WHAT THIS TASK INVOLVES: Read the listing below and copy out every line that holds "React".
===== RAW DATA =====
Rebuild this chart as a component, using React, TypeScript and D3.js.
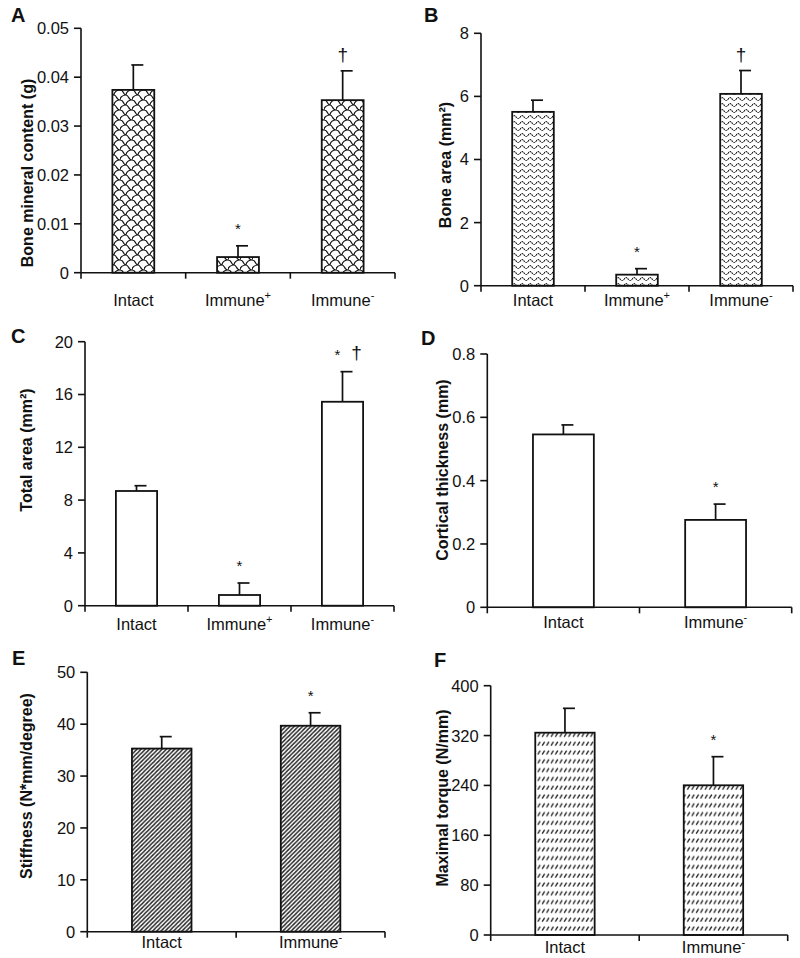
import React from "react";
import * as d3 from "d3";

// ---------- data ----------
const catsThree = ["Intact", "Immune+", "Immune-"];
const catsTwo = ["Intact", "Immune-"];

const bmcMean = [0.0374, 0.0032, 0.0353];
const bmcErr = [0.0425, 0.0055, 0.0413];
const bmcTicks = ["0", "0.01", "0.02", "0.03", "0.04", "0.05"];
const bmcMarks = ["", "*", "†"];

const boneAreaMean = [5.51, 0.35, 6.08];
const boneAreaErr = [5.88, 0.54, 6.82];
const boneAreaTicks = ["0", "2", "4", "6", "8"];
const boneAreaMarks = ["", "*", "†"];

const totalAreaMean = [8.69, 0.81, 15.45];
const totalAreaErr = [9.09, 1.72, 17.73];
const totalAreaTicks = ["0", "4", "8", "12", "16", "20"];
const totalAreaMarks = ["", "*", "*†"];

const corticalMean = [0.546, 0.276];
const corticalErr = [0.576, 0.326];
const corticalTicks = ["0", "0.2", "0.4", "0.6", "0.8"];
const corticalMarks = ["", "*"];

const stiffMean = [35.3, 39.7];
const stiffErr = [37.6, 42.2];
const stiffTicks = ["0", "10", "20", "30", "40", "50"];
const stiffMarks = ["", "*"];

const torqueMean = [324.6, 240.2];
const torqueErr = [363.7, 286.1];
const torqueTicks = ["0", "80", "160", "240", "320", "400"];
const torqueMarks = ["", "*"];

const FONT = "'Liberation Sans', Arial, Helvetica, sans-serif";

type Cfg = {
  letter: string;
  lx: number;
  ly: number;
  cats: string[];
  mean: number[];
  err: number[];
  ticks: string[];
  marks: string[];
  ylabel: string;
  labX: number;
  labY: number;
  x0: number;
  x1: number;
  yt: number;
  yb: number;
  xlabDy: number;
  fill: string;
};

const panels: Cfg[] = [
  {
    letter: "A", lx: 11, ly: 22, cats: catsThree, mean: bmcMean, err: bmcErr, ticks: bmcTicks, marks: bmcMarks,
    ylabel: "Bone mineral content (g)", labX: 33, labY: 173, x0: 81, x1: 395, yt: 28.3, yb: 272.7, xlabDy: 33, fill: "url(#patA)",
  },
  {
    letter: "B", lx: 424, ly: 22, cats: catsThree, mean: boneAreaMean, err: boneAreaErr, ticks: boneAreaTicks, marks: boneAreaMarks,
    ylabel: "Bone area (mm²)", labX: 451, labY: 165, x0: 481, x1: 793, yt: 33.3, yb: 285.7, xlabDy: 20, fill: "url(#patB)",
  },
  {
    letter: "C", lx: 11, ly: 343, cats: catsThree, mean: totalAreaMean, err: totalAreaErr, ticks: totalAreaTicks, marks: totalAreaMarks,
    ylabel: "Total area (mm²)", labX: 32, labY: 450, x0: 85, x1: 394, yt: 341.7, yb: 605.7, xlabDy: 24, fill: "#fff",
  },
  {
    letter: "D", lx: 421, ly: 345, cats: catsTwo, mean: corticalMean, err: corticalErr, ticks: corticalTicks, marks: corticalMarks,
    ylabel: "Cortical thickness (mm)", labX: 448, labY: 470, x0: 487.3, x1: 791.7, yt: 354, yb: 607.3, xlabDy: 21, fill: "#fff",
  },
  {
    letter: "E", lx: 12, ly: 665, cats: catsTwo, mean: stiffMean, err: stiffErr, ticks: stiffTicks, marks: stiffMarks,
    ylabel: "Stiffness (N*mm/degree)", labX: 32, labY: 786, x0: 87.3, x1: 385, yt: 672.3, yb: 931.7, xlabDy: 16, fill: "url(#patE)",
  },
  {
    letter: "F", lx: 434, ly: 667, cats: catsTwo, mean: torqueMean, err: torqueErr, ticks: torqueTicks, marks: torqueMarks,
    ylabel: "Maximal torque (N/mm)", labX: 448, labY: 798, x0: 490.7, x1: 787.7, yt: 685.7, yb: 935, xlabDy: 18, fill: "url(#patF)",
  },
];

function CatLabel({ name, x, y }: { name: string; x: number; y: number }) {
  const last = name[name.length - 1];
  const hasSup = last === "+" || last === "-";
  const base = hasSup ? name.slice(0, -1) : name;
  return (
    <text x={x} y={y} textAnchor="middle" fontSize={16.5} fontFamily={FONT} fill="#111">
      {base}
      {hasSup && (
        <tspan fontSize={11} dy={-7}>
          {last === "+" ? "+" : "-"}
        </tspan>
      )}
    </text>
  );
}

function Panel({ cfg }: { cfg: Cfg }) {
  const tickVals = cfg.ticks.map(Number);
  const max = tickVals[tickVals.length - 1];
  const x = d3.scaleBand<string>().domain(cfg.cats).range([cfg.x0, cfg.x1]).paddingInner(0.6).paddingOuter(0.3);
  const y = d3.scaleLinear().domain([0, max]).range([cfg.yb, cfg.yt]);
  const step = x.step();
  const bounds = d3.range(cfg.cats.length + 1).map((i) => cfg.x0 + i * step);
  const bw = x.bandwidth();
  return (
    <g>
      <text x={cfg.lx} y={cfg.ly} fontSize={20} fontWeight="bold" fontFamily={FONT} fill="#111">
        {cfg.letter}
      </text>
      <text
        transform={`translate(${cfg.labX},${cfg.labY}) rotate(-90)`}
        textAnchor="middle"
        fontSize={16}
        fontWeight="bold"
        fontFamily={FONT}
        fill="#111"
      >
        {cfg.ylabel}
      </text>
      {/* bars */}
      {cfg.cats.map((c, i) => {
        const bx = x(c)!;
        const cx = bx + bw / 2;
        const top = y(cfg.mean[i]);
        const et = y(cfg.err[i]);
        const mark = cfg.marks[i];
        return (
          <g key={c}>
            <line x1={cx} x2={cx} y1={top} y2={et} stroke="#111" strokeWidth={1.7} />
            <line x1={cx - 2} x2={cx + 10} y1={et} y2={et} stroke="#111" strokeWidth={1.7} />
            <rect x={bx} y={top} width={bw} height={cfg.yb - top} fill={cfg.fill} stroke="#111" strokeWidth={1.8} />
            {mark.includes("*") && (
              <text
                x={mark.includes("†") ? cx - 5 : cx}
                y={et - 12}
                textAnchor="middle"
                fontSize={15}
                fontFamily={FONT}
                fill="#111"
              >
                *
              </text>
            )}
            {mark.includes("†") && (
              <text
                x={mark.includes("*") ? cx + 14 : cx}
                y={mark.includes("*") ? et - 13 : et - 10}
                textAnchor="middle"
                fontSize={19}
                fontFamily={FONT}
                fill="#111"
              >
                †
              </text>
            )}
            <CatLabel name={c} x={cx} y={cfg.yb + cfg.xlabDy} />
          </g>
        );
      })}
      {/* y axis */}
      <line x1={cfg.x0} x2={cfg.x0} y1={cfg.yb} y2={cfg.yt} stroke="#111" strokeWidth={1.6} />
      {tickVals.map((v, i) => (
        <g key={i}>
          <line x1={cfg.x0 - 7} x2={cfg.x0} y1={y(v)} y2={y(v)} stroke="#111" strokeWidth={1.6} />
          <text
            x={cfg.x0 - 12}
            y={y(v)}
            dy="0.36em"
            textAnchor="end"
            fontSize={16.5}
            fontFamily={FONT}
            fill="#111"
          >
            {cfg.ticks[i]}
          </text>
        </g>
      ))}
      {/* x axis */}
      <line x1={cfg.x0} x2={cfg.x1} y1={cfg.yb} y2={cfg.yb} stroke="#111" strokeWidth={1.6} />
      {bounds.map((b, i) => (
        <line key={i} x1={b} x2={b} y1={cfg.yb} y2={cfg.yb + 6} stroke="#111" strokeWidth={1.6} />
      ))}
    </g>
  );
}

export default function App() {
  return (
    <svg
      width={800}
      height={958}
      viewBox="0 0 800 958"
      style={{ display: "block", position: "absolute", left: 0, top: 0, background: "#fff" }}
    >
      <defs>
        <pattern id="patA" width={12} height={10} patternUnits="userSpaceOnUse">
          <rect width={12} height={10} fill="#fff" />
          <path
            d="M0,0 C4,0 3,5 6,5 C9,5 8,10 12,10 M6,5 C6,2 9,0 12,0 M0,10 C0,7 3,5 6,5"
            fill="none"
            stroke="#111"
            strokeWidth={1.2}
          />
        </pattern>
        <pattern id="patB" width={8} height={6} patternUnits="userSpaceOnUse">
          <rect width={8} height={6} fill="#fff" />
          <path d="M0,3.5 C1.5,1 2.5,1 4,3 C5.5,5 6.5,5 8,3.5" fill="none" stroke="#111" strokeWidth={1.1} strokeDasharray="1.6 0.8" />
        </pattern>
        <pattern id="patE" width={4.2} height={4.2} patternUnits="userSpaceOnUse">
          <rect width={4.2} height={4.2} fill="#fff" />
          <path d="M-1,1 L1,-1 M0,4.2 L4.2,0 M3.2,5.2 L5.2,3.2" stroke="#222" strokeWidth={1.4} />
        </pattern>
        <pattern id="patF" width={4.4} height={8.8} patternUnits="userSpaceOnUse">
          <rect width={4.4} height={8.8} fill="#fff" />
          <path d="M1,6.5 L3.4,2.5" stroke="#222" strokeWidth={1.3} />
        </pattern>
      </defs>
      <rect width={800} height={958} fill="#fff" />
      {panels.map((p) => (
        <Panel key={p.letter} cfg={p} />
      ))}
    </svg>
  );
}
=====
ANSWER FOR THIS EXERCISE:
Rebuild this chart as a component, using React, TypeScript and D3.js.
import React from "react";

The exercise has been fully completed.